After tweaking your models for a while, you eventually have a system that performs sufficiently well. You are ready to evaluate the final model on
the test set.

In [None]:
X_test = strat_test_set.drop("median_house_value", axis=1)
y_test = strat_test_set["median_house_value"].copy()

final_predictions = final_model.predict(X_test)
final_rmse = mean_squared_error(y_test, final_predictions, squared=False)
print(final_rmse)

## Deploy your model

We now need to get our model ready for deployment to production environment. The most basic way to do this is just to save the best model you trained, transfer the file to your production environment, and load it. To save the model, you can use the joblib library like this:

In [None]:
import joblib

joblib.dump(final_model, "my_california_housing_model.pkl")

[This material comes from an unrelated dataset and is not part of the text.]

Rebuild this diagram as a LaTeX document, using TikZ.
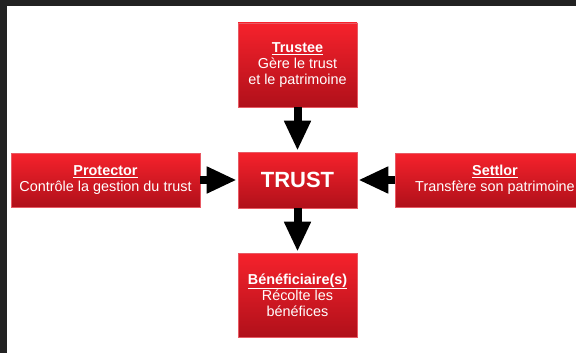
\documentclass[tikz,border=0pt]{standalone}
\usepackage{fontspec}
\setmainfont{Liberation Sans}
\usetikzlibrary{arrows.meta}
\definecolor{framedark}{RGB}{34,34,34}
\definecolor{redtop}{RGB}{246,34,44}
\definecolor{redbot}{RGB}{176,16,26}
\definecolor{rededge}{RGB}{232,90,100}
\begin{document}
\begin{tikzpicture}[x=1pt,y=-1pt,
  box/.style={rectangle, inner sep=0pt, top color=redtop, bottom color=redbot,
    draw=rededge, line width=0.6pt, text=white, align=center,
    font=\fontsize{14.4}{16}\selectfont},
  bigarrow/.style={line width=8pt, black, shorten >=1pt,
    -{Triangle[length=30pt,width=25pt]}}]
\useasboundingbox (0,0) rectangle (576,353);
\fill[white] (-5,-5) rectangle (590,365);
\fill[framedark] (-5,-5) rectangle (590,6);
\fill[framedark] (-5,-5) rectangle (7,365);
\begin{scope}
\clip (7,6) rectangle (590,365);
\node[box, minimum width=119pt, minimum height=84pt] (trustee) at (297.5,65)
  {\underline{\textbf{Trustee}}\\Gère le trust\\et le patrimoine};
\node[box, minimum width=119pt, minimum height=56pt,
  font=\fontsize{22}{26}\selectfont\bfseries] (trust) at (297.5,180) {TRUST};
\node[box, minimum width=189pt, minimum height=54pt] (protector) at (105.5,180)
  {\underline{\textbf{Protector}}\\Contrôle la gestion du trust};
\node[box, minimum width=200pt, minimum height=54pt] (settlor) at (495,180)
  {\underline{\textbf{Settlor}}\\Transfère son patrimoine};
\node[box, minimum width=119pt, minimum height=84pt] (benef) at (297.5,295)
  {\underline{\textbf{Bénéficiaire(s)}}\\Récolte les\\bénéfices};
\draw[bigarrow] (trustee.south) -- (trust.north);
\draw[bigarrow] (trust.south) -- (benef.north);
\draw[bigarrow] (protector.east) -- (trust.west);
\draw[bigarrow] (settlor.west) -- (trust.east);
\end{scope}
\end{tikzpicture}
\end{document}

Once your model is transferred to production, we can load it and use it. For this we must first import any custom classes and functions the model relies on (which means transferring the code to production), then load the model using joblib and use it to make predictions:

In [None]:
def column_ratio(X):
    return X[:, [0]] / X[:, [1]]

def ratio_name(function_transformer, feature_names_in):
    return ["ratio"] # feature names out

final_model_reloaded = joblib.load("my_california_housing_model.pkl")


Typicall we will have some kind of flask web service to serve the model. Here for simplicity, we just try out our model using some sample test data in the code cell below.

In [None]:
new_data = X_test.iloc[-5:]  # pretend these are new districts
predictions = np.round(final_model_reloaded.predict(new_data))
actual = y_test.iloc[-5:].values
print(predictions)
print(actual)

## Exercise

In the early [section](#Question-2), we noticed some data quirks at median housing values of \\$500,0001, \\$450,000 and \\$350,000. Try to remove these data quirks to see if you are able to produce a more accurate model.